Grow some Juevos (eggs) on Charters!
Do I believe all charters are doing spurious things? Of course not. But, we do know that some charters avoid special education and ELL students. But, we do know that some charters are segregated as a function of their business plan and seek required donations from their families. But, we do know that some charters are charging 100s of thousands in fees for disciplinary violations. But, we do know that charters have asked in the courts to be considered private organizations even though they take public money. (For the research and evidence, see the full Cloaking Inequity thread on charters here) These are behaviors that would not be allowed or tolerated in our traditional public schools. Are these just cases of bad juevos?
We as a society are still defining how charters will be a democratic form of education— growing pains you could say— but charters could be an innovative solution to longstanding inequality in the US educational system IF we get it right. Clearly, charter schools are heterogenous. I serve on the board of the UT-Austin charter school and I have been 100% pleased with the school. However, it is clear that there are charters that are taking advantage of the public’s trust in them to do the right thing.
Nevertheless, one of my primary criticisms of charters is that the CREDO study statistically demonstrated that only 15% of them do better than traditional public schools in their neighborhood. That means that 85% are not an improvement over what we already have. See the Stanford CREDO study here. So what are we doing about this? We are closing traditional public schools and “turning them around” (more on this later here at CI) but it typically takes gross financial malfeasance or failure for a charter to close in Texas.

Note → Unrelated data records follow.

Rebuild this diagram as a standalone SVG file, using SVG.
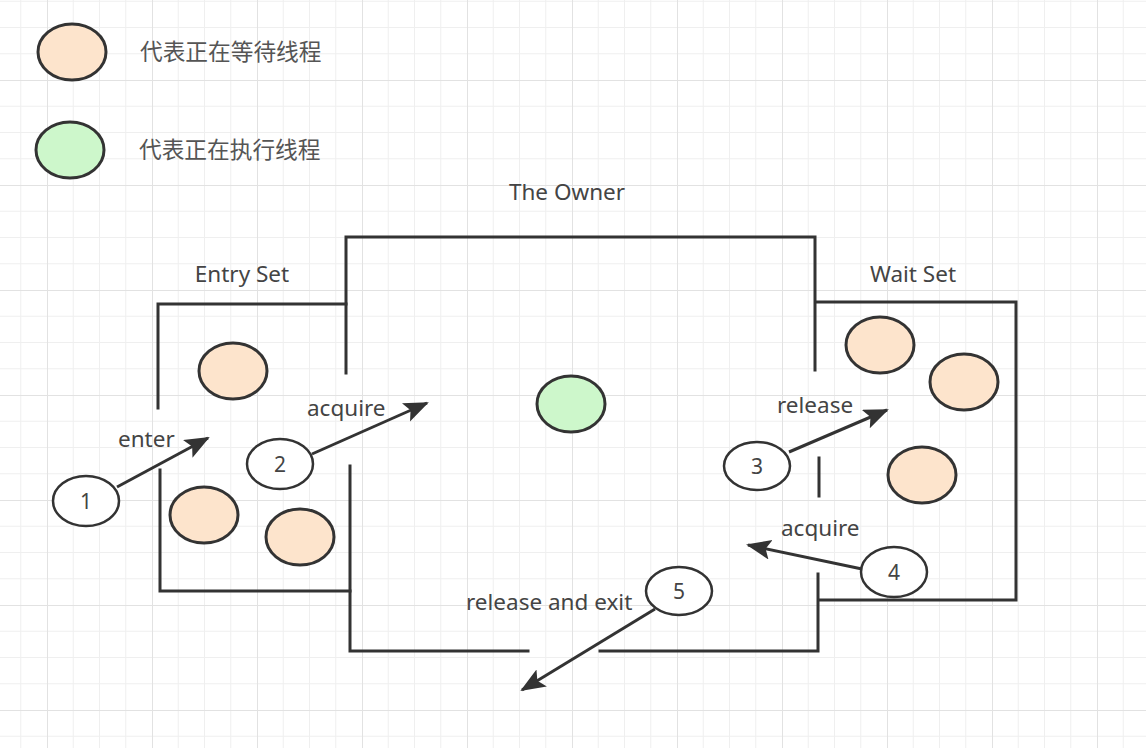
<svg xmlns="http://www.w3.org/2000/svg" width="1146" height="748" viewBox="0 0 1146 748">
<style>
.wall{fill:none;stroke:#333;stroke-width:3;stroke-linecap:square}
.wait{fill:#fde4cc;stroke:#333;stroke-width:3}
.run{fill:#cdf7cb;stroke:#333;stroke-width:3}
.step{fill:#fff;stroke:#333;stroke-width:2.5}
.t{font-family:"Noto Sans","Open Sans","Liberation Sans",sans-serif;font-size:22.5px;fill:#444}
.cn{font-family:"Noto Sans CJK SC","Noto Sans",sans-serif;font-size:22.7px;fill:#555}
.num{font-family:"Noto Sans","Liberation Sans",sans-serif;font-size:21px;fill:#444;text-anchor:middle;dominant-baseline:central}
.arr{fill:none;stroke:#333;stroke-width:3;marker-end:url(#ah)}
</style>
<defs>
<pattern id="grid" x="-58" y="-25" width="105" height="105" patternUnits="userSpaceOnUse">
<path d="M26.25 0V105M52.5 0V105M78.75 0V105M0 26.25H105M0 52.5H105M0 78.75H105" stroke="#efefef" stroke-width="1" fill="none"/>
<path d="M0.5 0V105M0 0.5H105" stroke="#e2e2e2" stroke-width="1" fill="none"/>
</pattern>
<marker id="ah" markerUnits="userSpaceOnUse" markerWidth="28" markerHeight="22" refX="23" refY="10" orient="auto">
<path d="M0 0L25 10L0 20L5 10Z" fill="#333"/>
</marker>
</defs>
<rect width="1146" height="748" fill="#fff"/>
<rect width="1146" height="748" fill="url(#grid)"/>

<g id="legend">
<g id="legend-waiting"><ellipse class="wait" cx="72" cy="52" rx="34" ry="28"/><text class="cn" x="140" y="60">代表正在等待线程</text></g>
<g id="legend-running"><ellipse class="run" cx="70" cy="150" rx="34" ry="28"/><text class="cn" x="139" y="158">代表正在执行线程</text></g>
</g>

<g id="owner">
<text class="t" x="567" y="200" text-anchor="middle">The Owner</text>
<path class="wall" d="M346 373V237H815V370M819 458V496M818 574V651H600M528 651H350V466"/>
<ellipse id="owner-thread" class="run" cx="571" cy="404" rx="34" ry="28"/>
</g>

<g id="entry-set">
<text class="t" x="242" y="282" text-anchor="middle">Entry Set</text>
<path class="wall" d="M158 408V304H346M160 470V591H350"/>
<ellipse id="entry-t1" class="wait" cx="233" cy="371" rx="34" ry="28"/>
<ellipse id="entry-t2" class="wait" cx="204" cy="515" rx="34" ry="28"/>
<ellipse id="entry-t3" class="wait" cx="300" cy="537" rx="34" ry="28"/>
</g>

<g id="wait-set">
<text class="t" x="913" y="282" text-anchor="middle">Wait Set</text>
<path class="wall" d="M816 302H1016V600H819"/>
<ellipse id="wait-t1" class="wait" cx="880" cy="345" rx="34" ry="28"/>
<ellipse id="wait-t2" class="wait" cx="964" cy="382" rx="34" ry="28"/>
<ellipse id="wait-t3" class="wait" cx="922" cy="475" rx="34" ry="28"/>
</g>

<g id="connectors">
<path class="arr" d="M117 487L208 438"/>
<path class="arr" d="M312 454L427 403"/>
<path class="arr" d="M789 452L887 410"/>
<path class="arr" d="M862 569L748 545"/>
<path class="arr" d="M655 609L522 690"/>
<text class="t" x="118" y="447">enter</text>
<text class="t" x="307" y="416">acquire</text>
<text class="t" x="777" y="413">release</text>
<text class="t" x="781" y="536">acquire</text>
<text class="t" x="466" y="610">release and exit</text>
</g>

<g id="step1"><ellipse class="step" cx="86" cy="501" rx="33" ry="25"/><text class="num" x="86" y="501">1</text></g>
<g id="step2"><ellipse class="step" cx="280" cy="464" rx="33" ry="25"/><text class="num" x="280" y="464">2</text></g>
<g id="step3"><ellipse class="step" cx="757" cy="466" rx="33" ry="24"/><text class="num" x="757" y="466">3</text></g>
<g id="step4"><ellipse class="step" cx="894" cy="572" rx="33" ry="25"/><text class="num" x="894" y="572">4</text></g>
<g id="step5"><ellipse class="step" cx="679" cy="591" rx="33" ry="24"/><text class="num" x="679" y="591">5</text></g>
</svg>
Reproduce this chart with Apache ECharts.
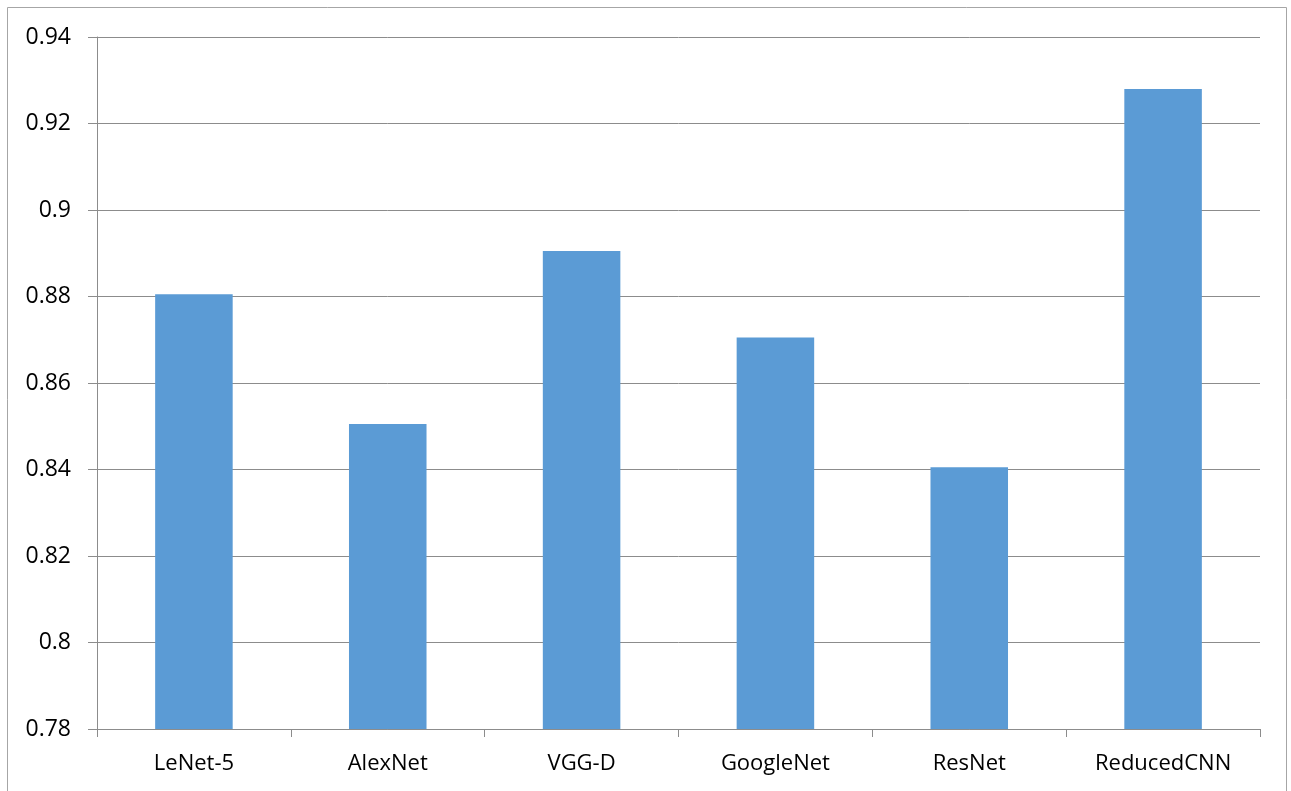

Notably, The Sunset Advisory Commission recently made recommendations to the Texas Education Agency (TEA) for closing charters. TASB summed up Sunset Commission’s recommendation this way:
Replace charter renewals with performance contracts. The staff report recommended that revocation of a charter school license be easier to execute if a charter’s performance is so poor, or performance so egregious, that a charter school must be shut down during an authorized term. The commissioner of education should be authorized to suspend operations of an insoluble charter, and the state should revoke any charter that fails to meet academic or fiscal standards for three years in a row. With regard to charters, sunset staff also suggested — and the commission agreed — that TEA have more flexibility in sanctions, more clarity in nepotism rules and the ability for the agency to reconstitute a governing board.
Does Tejas have the juevos to close charter schools en masse across the state that underperform? How about charters that avoid ELL and Special Education students? How about charters that somehow cream the best students from neighborhoods even though they are “open enrollment”?
Actually, we are having the opposite conversation that goes something like this: Why don’t we lift or raise the charter school caps?